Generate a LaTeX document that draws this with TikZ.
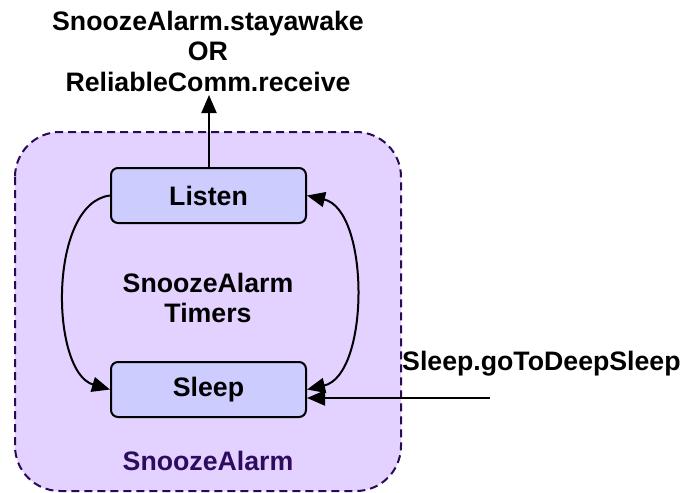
\documentclass[tikz,border=0pt]{standalone}
\usepackage{fontspec}
\setmainfont{Liberation Sans}
\usetikzlibrary{arrows.meta}
\definecolor{zonefill}{HTML}{E3D1FF}
\definecolor{zoneline}{HTML}{2A0A55}
\definecolor{statefill}{HTML}{CCCCFF}
\definecolor{zonetext}{HTML}{2E0B5E}
\begin{document}
\begin{tikzpicture}[x=1pt,y=-1pt,
  lbl/.style={font=\fontsize{26.7}{30.5}\selectfont\bfseries, align=center, inner sep=0pt},
  statebox/.style={draw=black, line width=2pt, fill=statefill, rounded corners=7pt,
    minimum width=195pt, minimum height=55pt, inner sep=0pt,
    font=\fontsize{26.7}{31}\selectfont\bfseries},
  tip/.tip={Triangle[length=18pt,width=15pt]},
  arr/.style={line width=2pt, -tip},
  arrs/.style={line width=2pt, tip-tip}]
  \useasboundingbox (0,0) rectangle (686,493);
  % component boundary
  \draw[fill=zonefill, draw=zoneline, line width=2pt, dash pattern=on 8pt off 5pt,
    rounded corners=45pt] (15,132) rectangle (401,491);
  % states
  \node[statebox] (listen) at (208.5,195.5) {Listen};
  \node[statebox] (sleep) at (208.5,389.5) {Sleep};
  % labels
  \node[lbl] (out) at (208,51) {SnoozeAlarm.stayawake\\OR\\ReliableComm.receive};
  \node[lbl] (timers) at (208,298) {SnoozeAlarm\\Timers};
  \node[lbl, text=zonetext] (comp) at (208,461) {SnoozeAlarm};
  \node[lbl, anchor=west] (cmd) at (402,364) {Sleep.goToDeepSleep};
  \coordinate (src) at (490,398);
  \coordinate (outend) at (209,95);
  % transitions
  \draw[arr] (listen.north -| outend) -- (outend);
  \draw[arr] (listen.west) .. controls (48,203) and (50,372) .. (sleep.west);
  \draw[arrs] (sleep.east) .. controls (370,375) and (370,210) .. (listen.east);
  \draw[arr] (src) -- (src -| sleep.east);
\end{tikzpicture}
\end{document}
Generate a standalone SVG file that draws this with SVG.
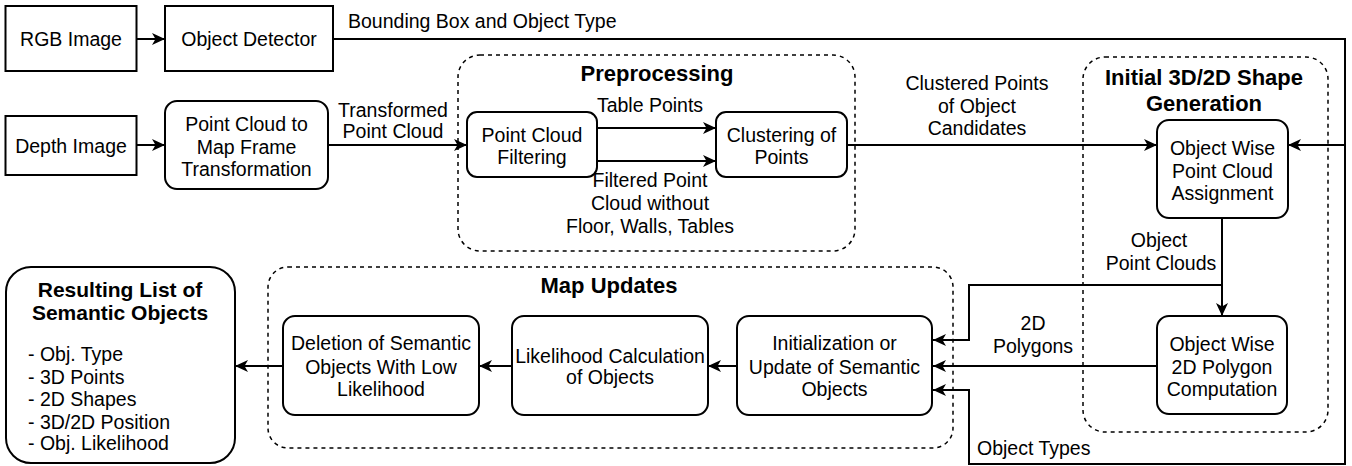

····················

## Exercise directions:
Set down the material exactly, every line of it, except for the pictures.

## Response below:
Generate a LaTeX document that draws this with TikZ.
\documentclass[tikz,border=0pt]{standalone}
\usepackage{fontspec}
\setmainfont{Liberation Sans}
\usetikzlibrary{arrows.meta}
\definecolor{zonefill}{HTML}{E3D1FF}
\definecolor{zoneline}{HTML}{2A0A55}
\definecolor{statefill}{HTML}{CCCCFF}
\definecolor{zonetext}{HTML}{2E0B5E}
\begin{document}
\begin{tikzpicture}[x=1pt,y=-1pt,
  lbl/.style={font=\fontsize{26.7}{30.5}\selectfont\bfseries, align=center, inner sep=0pt},
  statebox/.style={draw=black, line width=2pt, fill=statefill, rounded corners=7pt,
    minimum width=195pt, minimum height=55pt, inner sep=0pt,
    font=\fontsize{26.7}{31}\selectfont\bfseries},
  tip/.tip={Triangle[length=18pt,width=15pt]},
  arr/.style={line width=2pt, -tip},
  arrs/.style={line width=2pt, tip-tip}]
  \useasboundingbox (0,0) rectangle (686,493);
  % component boundary
  \draw[fill=zonefill, draw=zoneline, line width=2pt, dash pattern=on 8pt off 5pt,
    rounded corners=45pt] (15,132) rectangle (401,491);
  % states
  \node[statebox] (listen) at (208.5,195.5) {Listen};
  \node[statebox] (sleep) at (208.5,389.5) {Sleep};
  % labels
  \node[lbl] (out) at (208,51) {SnoozeAlarm.stayawake\\OR\\ReliableComm.receive};
  \node[lbl] (timers) at (208,298) {SnoozeAlarm\\Timers};
  \node[lbl, text=zonetext] (comp) at (208,461) {SnoozeAlarm};
  \node[lbl, anchor=west] (cmd) at (402,364) {Sleep.goToDeepSleep};
  \coordinate (src) at (490,398);
  \coordinate (outend) at (209,95);
  % transitions
  \draw[arr] (listen.north -| outend) -- (outend);
  \draw[arr] (listen.west) .. controls (48,203) and (50,372) .. (sleep.west);
  \draw[arrs] (sleep.east) .. controls (370,375) and (370,210) .. (listen.east);
  \draw[arr] (src) -- (src -| sleep.east);
\end{tikzpicture}
\end{document}
Generate a standalone SVG file that draws this with SVG.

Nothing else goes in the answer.